Task to carry out: Find the lines containing the word "size" and copy every one of them.

====== Provided data

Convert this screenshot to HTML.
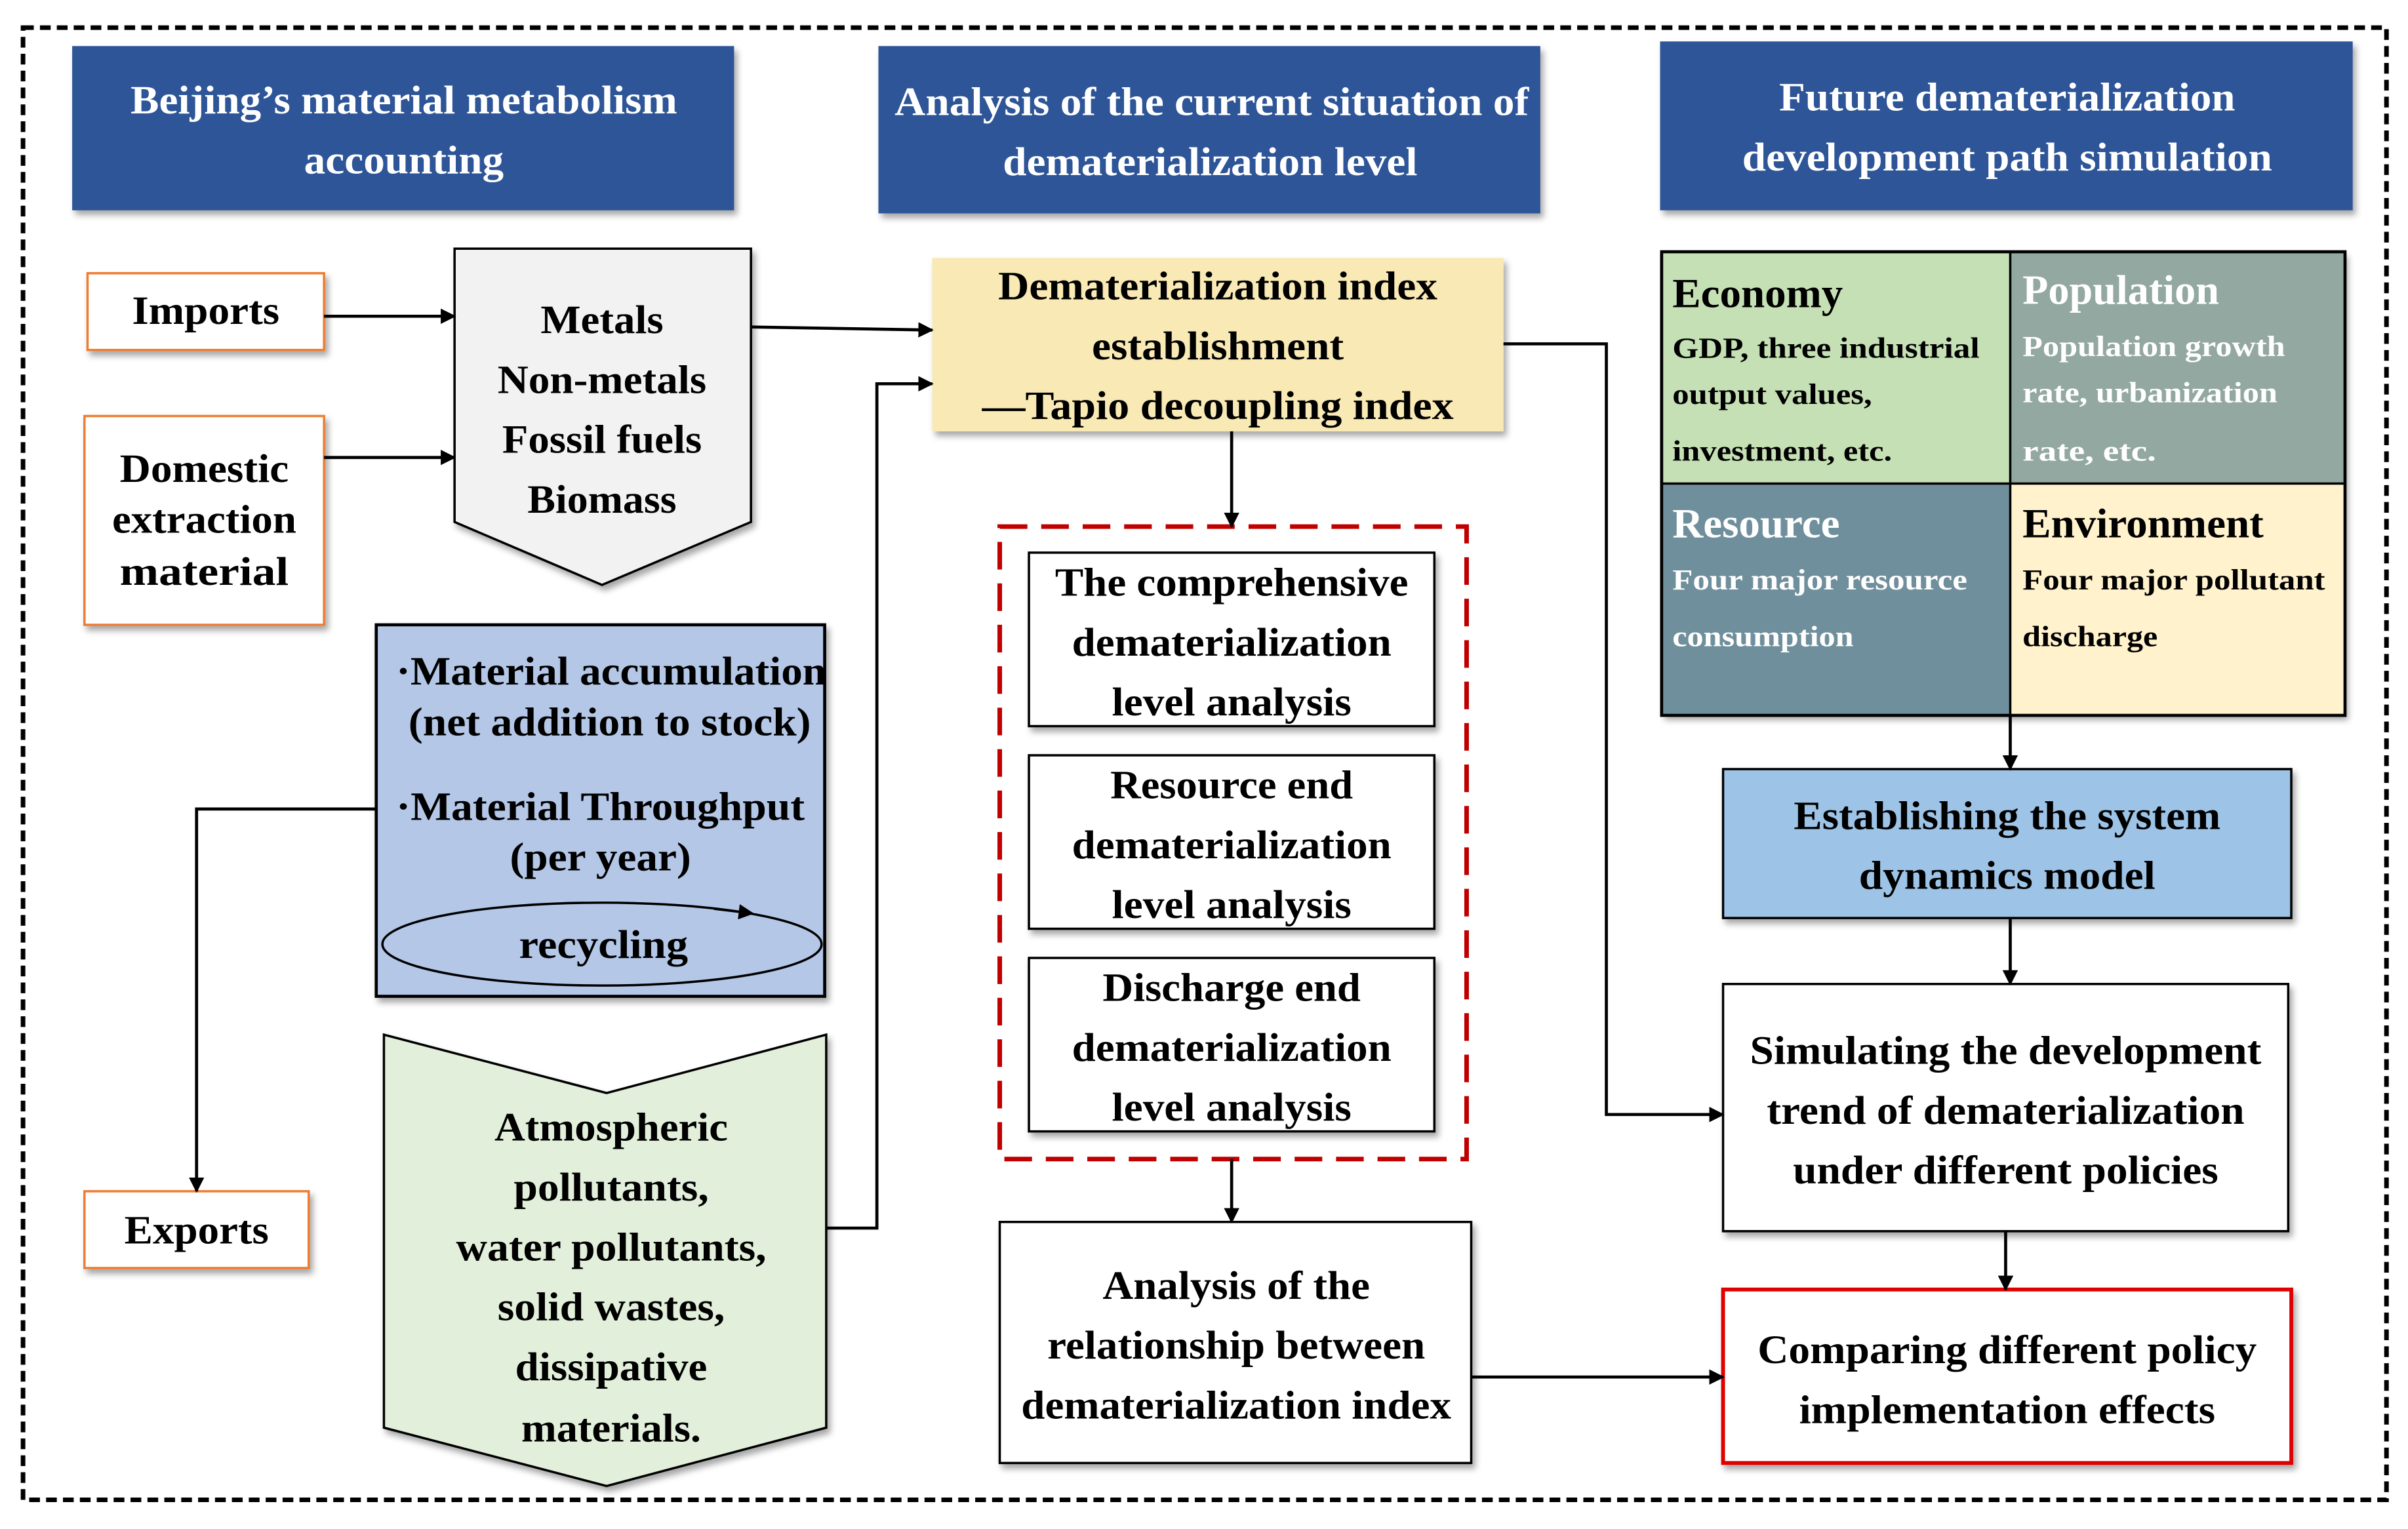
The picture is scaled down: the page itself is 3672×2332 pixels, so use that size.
<!DOCTYPE html>
<html><head><meta charset="utf-8"><style>
html,body{margin:0;padding:0;background:#fff;}
svg{display:block;}
text{font-family:"Liberation Serif",serif;font-weight:bold;}
</style></head><body>
<svg width="3672" height="2332" viewBox="0 0 1568 996" preserveAspectRatio="none" xmlns="http://www.w3.org/2000/svg">
<defs>
<marker id="a" markerWidth="10" markerHeight="10" refX="9" refY="5" orient="auto" markerUnits="userSpaceOnUse"><path d="M0,0 L10,5 L0,10 z" fill="#000"/></marker>
<filter id="sh" x="-5%" y="-5%" width="115%" height="120%"><feDropShadow dx="2" dy="3" stdDeviation="2" flood-color="#000" flood-opacity="0.35"/></filter>
</defs>
<rect x="0" y="0" width="1568" height="996" fill="#fff"/>
<rect x="15" y="18" width="1539" height="959" fill="none" stroke="#000" stroke-width="3" stroke-dasharray="7,4"/>

<!-- headers -->
<g filter="url(#sh)">
<rect x="47" y="30" width="431" height="107" fill="#2f5597"/>
<rect x="572" y="30" width="431" height="109" fill="#2f5597"/>
<rect x="1081" y="27" width="451" height="110" fill="#2f5597"/>
</g>
<g fill="#fff" font-size="26" text-anchor="middle" lengthAdjust="spacingAndGlyphs">
<text x="263" y="74" textLength="356" lengthAdjust="spacingAndGlyphs">Beijing’s material metabolism</text>
<text x="263" y="113" textLength="130" lengthAdjust="spacingAndGlyphs">accounting</text>
<text x="789" y="75" textLength="413" lengthAdjust="spacingAndGlyphs">Analysis of the current situation of</text>
<text x="788" y="114" textLength="270" lengthAdjust="spacingAndGlyphs">dematerialization level</text>
<text x="1307" y="72" textLength="297" lengthAdjust="spacingAndGlyphs">Future dematerialization</text>
<text x="1307" y="111" textLength="345" lengthAdjust="spacingAndGlyphs">development path simulation</text>
</g>

<!-- left column shapes -->
<g filter="url(#sh)">
<rect x="57" y="178" width="154" height="50" fill="#fff" stroke="#ed7d31" stroke-width="1.5"/>
<rect x="55" y="271" width="156" height="136" fill="#fff" stroke="#ed7d31" stroke-width="1.5"/>
<polygon points="296,162 489,162 489,340 392,381 296,340" fill="#f2f2f2" stroke="#000" stroke-width="1.5"/>
<rect x="245" y="407" width="292" height="242" fill="#b4c7e7" stroke="#000" stroke-width="2"/>
<polygon points="250,674 395,712 538,674 538,930 395,968 250,930" fill="#e2efda" stroke="#000" stroke-width="1.5"/>
<rect x="55" y="776" width="146" height="50" fill="#fff" stroke="#ed7d31" stroke-width="1.5"/>
</g>
<ellipse cx="392" cy="615" rx="143" ry="27" fill="none" stroke="#000" stroke-width="1.5"/>
<line x1="465" y1="592" x2="490" y2="595" stroke="#000" stroke-width="1.5" marker-end="url(#a)"/>

<g fill="#000" font-size="26" text-anchor="middle">
<text x="134" y="211" textLength="96" lengthAdjust="spacingAndGlyphs">Imports</text>
<text x="133" y="314" textLength="110" lengthAdjust="spacingAndGlyphs">Domestic</text>
<text x="133" y="347" textLength="120" lengthAdjust="spacingAndGlyphs">extraction</text>
<text x="133" y="381" textLength="110" lengthAdjust="spacingAndGlyphs">material</text>
<text x="392" y="217" textLength="80" lengthAdjust="spacingAndGlyphs">Metals</text>
<text x="392" y="256" textLength="136" lengthAdjust="spacingAndGlyphs">Non-metals</text>
<text x="392" y="295" textLength="130" lengthAdjust="spacingAndGlyphs">Fossil fuels</text>
<text x="392" y="334" textLength="97" lengthAdjust="spacingAndGlyphs">Biomass</text>
<text x="398" y="446" textLength="280" lengthAdjust="spacingAndGlyphs">·Material accumulation</text>
<text x="397" y="479" textLength="262" lengthAdjust="spacingAndGlyphs">(net addition to stock)</text>
<text x="391" y="534" textLength="266" lengthAdjust="spacingAndGlyphs">·Material Throughput</text>
<text x="391" y="567" textLength="118" lengthAdjust="spacingAndGlyphs">(per year)</text>
<text x="393" y="624" textLength="110" lengthAdjust="spacingAndGlyphs">recycling</text>
<text x="398" y="743" textLength="152" lengthAdjust="spacingAndGlyphs">Atmospheric</text>
<text x="398" y="782" textLength="127" lengthAdjust="spacingAndGlyphs">pollutants,</text>
<text x="398" y="821" textLength="202" lengthAdjust="spacingAndGlyphs">water pollutants,</text>
<text x="398" y="860" textLength="148" lengthAdjust="spacingAndGlyphs">solid wastes,</text>
<text x="398" y="899" textLength="125" lengthAdjust="spacingAndGlyphs">dissipative</text>
<text x="398" y="939" textLength="117" lengthAdjust="spacingAndGlyphs">materials.</text>
<text x="128" y="810" textLength="94" lengthAdjust="spacingAndGlyphs">Exports</text>
</g>

<!-- middle column -->
<g filter="url(#sh)">
<rect x="607" y="168" width="372" height="113" fill="#f8e9b5"/>
<rect x="670" y="360" width="264" height="113" fill="#fff" stroke="#000" stroke-width="1.5"/>
<rect x="670" y="492" width="264" height="113" fill="#fff" stroke="#000" stroke-width="1.5"/>
<rect x="670" y="624" width="264" height="113" fill="#fff" stroke="#000" stroke-width="1.5"/>
<rect x="651" y="796" width="307" height="157" fill="#fff" stroke="#000" stroke-width="1.5"/>
</g>
<rect x="651" y="343" width="304" height="412" fill="none" stroke="#c00000" stroke-width="3" stroke-dasharray="18,9"/>
<g fill="#000" font-size="26" text-anchor="middle">
<text x="793" y="195" textLength="286" lengthAdjust="spacingAndGlyphs">Dematerialization index</text>
<text x="793" y="234" textLength="164" lengthAdjust="spacingAndGlyphs">establishment</text>
<text x="793" y="273" textLength="307" lengthAdjust="spacingAndGlyphs">—Tapio decoupling index</text>
<text x="802" y="388" textLength="230" lengthAdjust="spacingAndGlyphs">The comprehensive</text>
<text x="802" y="427" textLength="208" lengthAdjust="spacingAndGlyphs">dematerialization</text>
<text x="802" y="466" textLength="156" lengthAdjust="spacingAndGlyphs">level analysis</text>
<text x="802" y="520" textLength="158" lengthAdjust="spacingAndGlyphs">Resource end</text>
<text x="802" y="559" textLength="208" lengthAdjust="spacingAndGlyphs">dematerialization</text>
<text x="802" y="598" textLength="156" lengthAdjust="spacingAndGlyphs">level analysis</text>
<text x="802" y="652" textLength="168" lengthAdjust="spacingAndGlyphs">Discharge end</text>
<text x="802" y="691" textLength="208" lengthAdjust="spacingAndGlyphs">dematerialization</text>
<text x="802" y="730" textLength="156" lengthAdjust="spacingAndGlyphs">level analysis</text>
<text x="805" y="846" textLength="174" lengthAdjust="spacingAndGlyphs">Analysis of the</text>
<text x="805" y="885" textLength="246" lengthAdjust="spacingAndGlyphs">relationship between</text>
<text x="805" y="924" textLength="280" lengthAdjust="spacingAndGlyphs">dematerialization index</text>
</g>

<!-- right column -->
<g filter="url(#sh)">
<rect x="1082" y="164" width="227" height="151" fill="#c5e0b4"/>
<rect x="1309" y="164" width="218" height="151" fill="#93a8a0"/>
<rect x="1082" y="315" width="227" height="151" fill="#6f8f9c"/>
<rect x="1309" y="315" width="218" height="151" fill="#fff2cc"/>
</g>
<rect x="1082" y="164" width="445" height="302" fill="none" stroke="#000" stroke-width="2"/>
<line x1="1309" y1="164" x2="1309" y2="466" stroke="#000" stroke-width="1.5"/>
<line x1="1082" y1="315" x2="1527" y2="315" stroke="#000" stroke-width="1.5"/>
<g font-size="19">
<text x="1089" y="200" font-size="27" textLength="111" lengthAdjust="spacingAndGlyphs">Economy</text>
<text x="1089" y="233" textLength="200" lengthAdjust="spacingAndGlyphs">GDP, three industrial</text>
<text x="1089" y="263" textLength="130" lengthAdjust="spacingAndGlyphs">output values,</text>
<text x="1089" y="300" textLength="143" lengthAdjust="spacingAndGlyphs">investment, etc.</text>
<g fill="#fff">
<text x="1317" y="198" font-size="27" textLength="128" lengthAdjust="spacingAndGlyphs">Population</text>
<text x="1317" y="232" textLength="171" lengthAdjust="spacingAndGlyphs">Population growth</text>
<text x="1317" y="262" textLength="166" lengthAdjust="spacingAndGlyphs">rate, urbanization</text>
<text x="1317" y="300" textLength="87" lengthAdjust="spacingAndGlyphs">rate, etc.</text>
<text x="1089" y="350" font-size="27" textLength="109" lengthAdjust="spacingAndGlyphs">Resource</text>
<text x="1089" y="384" textLength="192" lengthAdjust="spacingAndGlyphs">Four major resource</text>
<text x="1089" y="421" textLength="118" lengthAdjust="spacingAndGlyphs">consumption</text>
</g>
<text x="1317" y="350" font-size="27" textLength="157" lengthAdjust="spacingAndGlyphs">Environment</text>
<text x="1317" y="384" textLength="197" lengthAdjust="spacingAndGlyphs">Four major pollutant</text>
<text x="1317" y="421" textLength="88" lengthAdjust="spacingAndGlyphs">discharge</text>
</g>

<g filter="url(#sh)">
<rect x="1122" y="501" width="370" height="97" fill="#9dc3e6" stroke="#000" stroke-width="1.5"/>
<rect x="1122" y="641" width="368" height="161" fill="#fff" stroke="#000" stroke-width="1.5"/>
<rect x="1122" y="840" width="370" height="113" fill="#fff" stroke="#e00000" stroke-width="2.5"/>
</g>
<g fill="#000" font-size="26" text-anchor="middle">
<text x="1307" y="540" textLength="278" lengthAdjust="spacingAndGlyphs">Establishing the system</text>
<text x="1307" y="579" textLength="193" lengthAdjust="spacingAndGlyphs">dynamics model</text>
<text x="1306" y="693" textLength="333" lengthAdjust="spacingAndGlyphs">Simulating the development</text>
<text x="1306" y="732" textLength="311" lengthAdjust="spacingAndGlyphs">trend of dematerialization</text>
<text x="1306" y="771" textLength="277" lengthAdjust="spacingAndGlyphs">under different policies</text>
<text x="1307" y="888" textLength="325" lengthAdjust="spacingAndGlyphs">Comparing different policy</text>
<text x="1307" y="927" textLength="271" lengthAdjust="spacingAndGlyphs">implementation effects</text>
</g>

<!-- connectors -->
<g fill="none" stroke="#000" stroke-width="2" marker-end="url(#a)">
<line x1="211" y1="206" x2="296" y2="206"/>
<line x1="211" y1="298" x2="296" y2="298"/>
<line x1="489" y1="213" x2="607" y2="215"/>
<polyline points="538,800 571,800 571,250 607,250"/>
<polyline points="245,527 128,527 128,776"/>
<line x1="802" y1="281" x2="802" y2="343"/>
<line x1="802" y1="755" x2="802" y2="796"/>
<polyline points="979,224 1046,224 1046,726 1122,726"/>
<line x1="958" y1="897" x2="1122" y2="897"/>
<line x1="1309" y1="466" x2="1309" y2="501"/>
<line x1="1309" y1="598" x2="1309" y2="641"/>
<line x1="1306" y1="802" x2="1306" y2="840"/>
</g>
</svg>
</body></html>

============

Expected output:
The picture is scaled down: the page itself is 3672×2332 pixels, so use that size.
<g fill="#fff" font-size="26" text-anchor="middle" lengthAdjust="spacingAndGlyphs">
<g fill="#000" font-size="26" text-anchor="middle">
<g fill="#000" font-size="26" text-anchor="middle">
<g font-size="19">
<text x="1089" y="200" font-size="27" textLength="111" lengthAdjust="spacingAndGlyphs">Economy</text>
<text x="1317" y="198" font-size="27" textLength="128" lengthAdjust="spacingAndGlyphs">Population</text>
<text x="1089" y="350" font-size="27" textLength="109" lengthAdjust="spacingAndGlyphs">Resource</text>
<text x="1317" y="350" font-size="27" textLength="157" lengthAdjust="spacingAndGlyphs">Environment</text>
<g fill="#000" font-size="26" text-anchor="middle">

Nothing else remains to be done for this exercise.